1. Understand Maintenance Needs

Consider each asset’s criticality, the impact of failure, and the operating environment. For example, assets with high safety or production significance need proactive care, while non-critical equipment can tolerate reactive maintenance.

2. Analyze maintenance Types

Reactive maintenance is appropriate for low-priority assets, and predictive or preventive maintenance is best for critical systems. Knowing each strategy’s strengths and weaknesses lets you decide which aligns with your business goals.

3. Evaluate Cost and Resources

Consider the initial investment in tools and training, ongoing maintenance costs, and the cost of equipment failure. Balancing these will help you find an effective and affordable plan.

4. Review Operational Goals

Align your maintenance strategy with your organization’s broader goals, such as reducing production halts, compliance, and safety. How will the strategy contribute to productivity improvements, life cycle cost reduction, and long-term reliability so it supports your company’s purpose.

5. Leverage Technology

Tools such as IoT sensors, CMMS, and predictive analytics transform maintenance. These technologies allow real-time monitoring, data-driven decision-making, and scheduling, allowing you to predict and prevent failures and optimize resource use.

6. Measure Results

Track your key performance indicators (KPIs), such as MTBF, MTTR, and OEE, to see how the chosen strategy performs. Use these metrics to determine whether the strategy meets your operational goals and identify areas for improvement. Measuring results consistently will ensure that the strategy adapts to changing conditions and continues to deliver value.

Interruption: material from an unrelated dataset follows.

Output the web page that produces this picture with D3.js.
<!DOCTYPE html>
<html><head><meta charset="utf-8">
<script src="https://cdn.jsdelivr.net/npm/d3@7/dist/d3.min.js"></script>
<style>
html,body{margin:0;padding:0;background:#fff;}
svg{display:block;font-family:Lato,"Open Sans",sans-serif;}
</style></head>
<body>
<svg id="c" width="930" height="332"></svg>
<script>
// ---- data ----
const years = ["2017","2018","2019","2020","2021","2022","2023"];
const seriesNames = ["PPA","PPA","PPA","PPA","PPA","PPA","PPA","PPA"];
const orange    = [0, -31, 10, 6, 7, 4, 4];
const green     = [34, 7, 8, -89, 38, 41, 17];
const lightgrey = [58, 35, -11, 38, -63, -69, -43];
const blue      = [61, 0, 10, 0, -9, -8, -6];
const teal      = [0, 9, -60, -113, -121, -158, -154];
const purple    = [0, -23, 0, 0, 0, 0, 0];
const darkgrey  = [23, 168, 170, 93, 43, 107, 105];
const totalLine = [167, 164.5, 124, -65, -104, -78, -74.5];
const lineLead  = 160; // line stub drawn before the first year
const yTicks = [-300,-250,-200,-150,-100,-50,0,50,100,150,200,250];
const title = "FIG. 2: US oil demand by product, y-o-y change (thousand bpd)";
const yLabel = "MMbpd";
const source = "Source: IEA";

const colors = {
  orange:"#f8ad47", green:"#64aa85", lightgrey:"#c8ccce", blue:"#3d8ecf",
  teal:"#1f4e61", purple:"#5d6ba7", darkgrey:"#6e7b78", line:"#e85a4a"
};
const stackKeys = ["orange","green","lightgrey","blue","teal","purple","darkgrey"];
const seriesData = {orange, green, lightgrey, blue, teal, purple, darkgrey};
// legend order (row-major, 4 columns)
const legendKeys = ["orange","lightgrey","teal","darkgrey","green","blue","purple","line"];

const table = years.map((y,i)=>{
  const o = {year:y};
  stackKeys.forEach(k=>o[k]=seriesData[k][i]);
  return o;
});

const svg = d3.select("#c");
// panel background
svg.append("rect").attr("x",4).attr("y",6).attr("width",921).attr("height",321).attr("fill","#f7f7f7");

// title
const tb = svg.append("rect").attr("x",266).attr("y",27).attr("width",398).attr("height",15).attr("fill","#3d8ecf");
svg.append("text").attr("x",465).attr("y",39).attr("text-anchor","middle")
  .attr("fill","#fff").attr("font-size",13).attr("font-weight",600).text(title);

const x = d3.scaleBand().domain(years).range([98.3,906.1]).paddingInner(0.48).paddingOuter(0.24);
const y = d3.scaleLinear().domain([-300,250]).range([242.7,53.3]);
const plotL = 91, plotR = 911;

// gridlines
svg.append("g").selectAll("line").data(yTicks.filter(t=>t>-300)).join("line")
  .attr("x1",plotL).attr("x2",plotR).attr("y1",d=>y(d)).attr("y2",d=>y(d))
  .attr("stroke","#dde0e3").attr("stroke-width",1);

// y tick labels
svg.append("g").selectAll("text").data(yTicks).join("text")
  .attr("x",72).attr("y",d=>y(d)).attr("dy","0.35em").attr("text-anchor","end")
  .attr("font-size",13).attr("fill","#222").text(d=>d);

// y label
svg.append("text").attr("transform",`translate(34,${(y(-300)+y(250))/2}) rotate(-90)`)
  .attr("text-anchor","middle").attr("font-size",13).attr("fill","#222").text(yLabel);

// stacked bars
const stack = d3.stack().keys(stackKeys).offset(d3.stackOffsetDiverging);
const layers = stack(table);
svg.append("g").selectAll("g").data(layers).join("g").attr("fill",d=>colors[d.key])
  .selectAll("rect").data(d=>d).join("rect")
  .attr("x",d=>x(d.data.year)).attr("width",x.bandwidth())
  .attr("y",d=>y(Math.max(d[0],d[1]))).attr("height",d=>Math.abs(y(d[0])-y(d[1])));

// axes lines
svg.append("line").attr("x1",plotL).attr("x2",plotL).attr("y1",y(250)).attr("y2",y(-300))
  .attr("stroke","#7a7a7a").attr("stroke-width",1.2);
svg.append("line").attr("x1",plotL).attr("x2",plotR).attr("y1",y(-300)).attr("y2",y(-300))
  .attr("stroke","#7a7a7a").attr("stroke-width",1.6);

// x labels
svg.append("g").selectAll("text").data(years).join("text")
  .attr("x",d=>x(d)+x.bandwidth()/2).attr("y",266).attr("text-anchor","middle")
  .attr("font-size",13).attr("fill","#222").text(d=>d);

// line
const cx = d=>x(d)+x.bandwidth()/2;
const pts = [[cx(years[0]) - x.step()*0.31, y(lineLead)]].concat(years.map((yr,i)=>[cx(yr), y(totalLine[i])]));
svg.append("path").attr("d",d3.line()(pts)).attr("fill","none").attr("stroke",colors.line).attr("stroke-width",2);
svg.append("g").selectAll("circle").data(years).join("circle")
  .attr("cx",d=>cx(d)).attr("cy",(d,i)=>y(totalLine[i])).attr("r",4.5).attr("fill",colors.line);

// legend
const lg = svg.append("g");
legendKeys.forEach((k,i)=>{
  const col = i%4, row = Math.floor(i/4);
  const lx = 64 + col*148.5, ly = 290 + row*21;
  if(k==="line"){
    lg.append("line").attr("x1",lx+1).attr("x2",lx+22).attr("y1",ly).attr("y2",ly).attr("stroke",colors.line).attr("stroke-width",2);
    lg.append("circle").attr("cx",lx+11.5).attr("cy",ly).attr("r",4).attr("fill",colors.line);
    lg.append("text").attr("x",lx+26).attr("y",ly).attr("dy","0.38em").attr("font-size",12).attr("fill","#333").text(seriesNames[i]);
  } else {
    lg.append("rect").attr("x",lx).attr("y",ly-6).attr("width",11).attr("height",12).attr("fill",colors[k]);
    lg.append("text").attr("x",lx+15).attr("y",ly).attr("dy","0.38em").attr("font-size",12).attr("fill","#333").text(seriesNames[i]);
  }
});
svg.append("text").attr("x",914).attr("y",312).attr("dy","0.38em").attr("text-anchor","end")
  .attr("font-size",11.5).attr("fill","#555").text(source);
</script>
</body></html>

Which is the Best Maintenance Strategy for your Business?

Choosing the right maintenance strategy depends on the specific needs and operational priorities of your industry. Below, we outline the best strategies for various industries and their applications, followed by commonly used approaches in different scenarios.

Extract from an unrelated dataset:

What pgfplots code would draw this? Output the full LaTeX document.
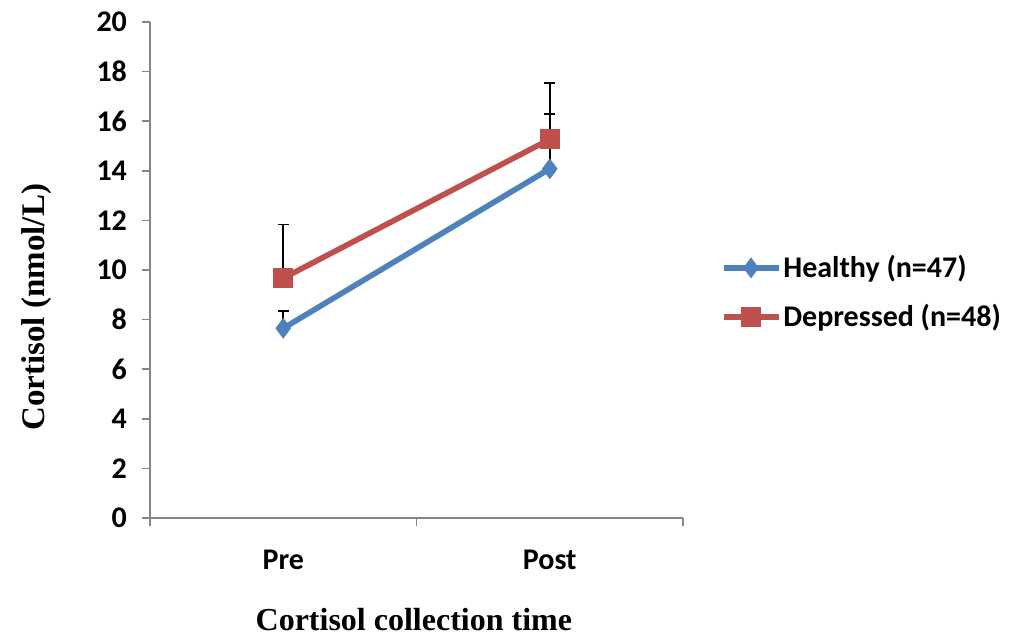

• Manufacturing: Preventive maintenance is the most effective for ensuring predictable performance and reducing unplanned downtime. It is ideal for managing equipment that requires consistent, reliable operation. Whereas, corrective maintenance addresses minor faults to maintain smooth workflows.
• Energy Sector: Predictive maintenance stands out for using real-time condition monitoring to prevent costly outages and optimize resource utilization. Condition-Based Maintenance (CBM) is a complementary approach for critical equipment that benefits from dynamic monitoring.
• Aerospace and Defense: Predictive maintenance ensures the safety and reliability of high-risk systems by identifying failure modes early. Also, corrective maintenance works as a backup to quickly address smaller, unexpected issues.
• Facilities Management: Preventive maintenance supports occupant safety and ensures the longevity of building systems through routine checks. Reactive maintenance is useful for non-critical components, such as lighting or small fixtures, where immediate repair isn’t essential.
• Automotive and Electronics: Corrective Maintenance efficiently addresses minor faults while keeping breakdowns minimal. On the other hand, reactive maintenance is a practical approach for managing low-priority failures or non-essential systems.

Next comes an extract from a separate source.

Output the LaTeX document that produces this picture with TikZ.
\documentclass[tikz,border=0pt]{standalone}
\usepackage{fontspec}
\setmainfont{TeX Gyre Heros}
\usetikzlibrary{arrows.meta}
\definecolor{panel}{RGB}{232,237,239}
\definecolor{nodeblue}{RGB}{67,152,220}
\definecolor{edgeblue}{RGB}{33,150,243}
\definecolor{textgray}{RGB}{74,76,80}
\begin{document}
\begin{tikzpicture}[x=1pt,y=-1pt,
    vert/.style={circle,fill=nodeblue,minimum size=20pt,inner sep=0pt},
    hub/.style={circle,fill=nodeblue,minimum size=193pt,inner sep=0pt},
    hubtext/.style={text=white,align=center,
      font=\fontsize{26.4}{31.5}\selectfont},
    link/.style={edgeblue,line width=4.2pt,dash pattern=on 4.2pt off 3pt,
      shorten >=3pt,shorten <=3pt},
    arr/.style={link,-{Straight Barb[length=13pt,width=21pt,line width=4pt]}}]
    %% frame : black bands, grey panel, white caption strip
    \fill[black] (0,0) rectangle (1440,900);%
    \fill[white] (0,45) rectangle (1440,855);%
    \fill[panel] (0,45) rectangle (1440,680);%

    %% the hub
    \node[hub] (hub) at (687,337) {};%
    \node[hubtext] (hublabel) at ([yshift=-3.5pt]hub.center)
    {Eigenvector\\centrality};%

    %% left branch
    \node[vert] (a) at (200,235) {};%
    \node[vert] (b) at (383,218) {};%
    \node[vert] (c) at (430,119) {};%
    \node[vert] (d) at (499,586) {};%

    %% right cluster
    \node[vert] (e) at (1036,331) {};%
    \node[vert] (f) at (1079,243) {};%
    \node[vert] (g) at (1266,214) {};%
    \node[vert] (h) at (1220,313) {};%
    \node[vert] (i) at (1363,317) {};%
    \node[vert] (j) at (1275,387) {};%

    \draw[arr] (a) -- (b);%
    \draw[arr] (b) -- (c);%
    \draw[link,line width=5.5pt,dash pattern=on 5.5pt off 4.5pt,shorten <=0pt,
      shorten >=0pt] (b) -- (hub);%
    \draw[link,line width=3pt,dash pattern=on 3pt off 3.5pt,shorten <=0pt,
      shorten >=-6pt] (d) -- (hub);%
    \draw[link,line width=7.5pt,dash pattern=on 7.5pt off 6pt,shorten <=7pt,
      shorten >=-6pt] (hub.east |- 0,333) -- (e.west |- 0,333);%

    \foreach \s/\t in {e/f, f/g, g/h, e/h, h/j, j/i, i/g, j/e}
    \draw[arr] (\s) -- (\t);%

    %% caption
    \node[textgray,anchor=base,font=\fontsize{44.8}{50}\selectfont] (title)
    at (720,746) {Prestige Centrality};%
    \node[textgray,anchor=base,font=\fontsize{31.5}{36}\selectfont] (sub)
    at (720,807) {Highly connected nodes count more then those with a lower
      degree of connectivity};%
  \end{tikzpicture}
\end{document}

Which of these are Commonly Used Maintenance Strategies

• Preventive Maintenance: A cost-effective and straightforward approach to reducing unplanned production downtime. It is widely used in manufacturing, facilities management, and transportation sectors for maintaining consistent equipment performance.
• Predictive Maintenance: A proactive strategy that uses real-time data to predict and prevent failures. It is particularly suited for energy, aerospace, and heavy equipment manufacturing industries, where critical assets demand constant monitoring and timely intervention.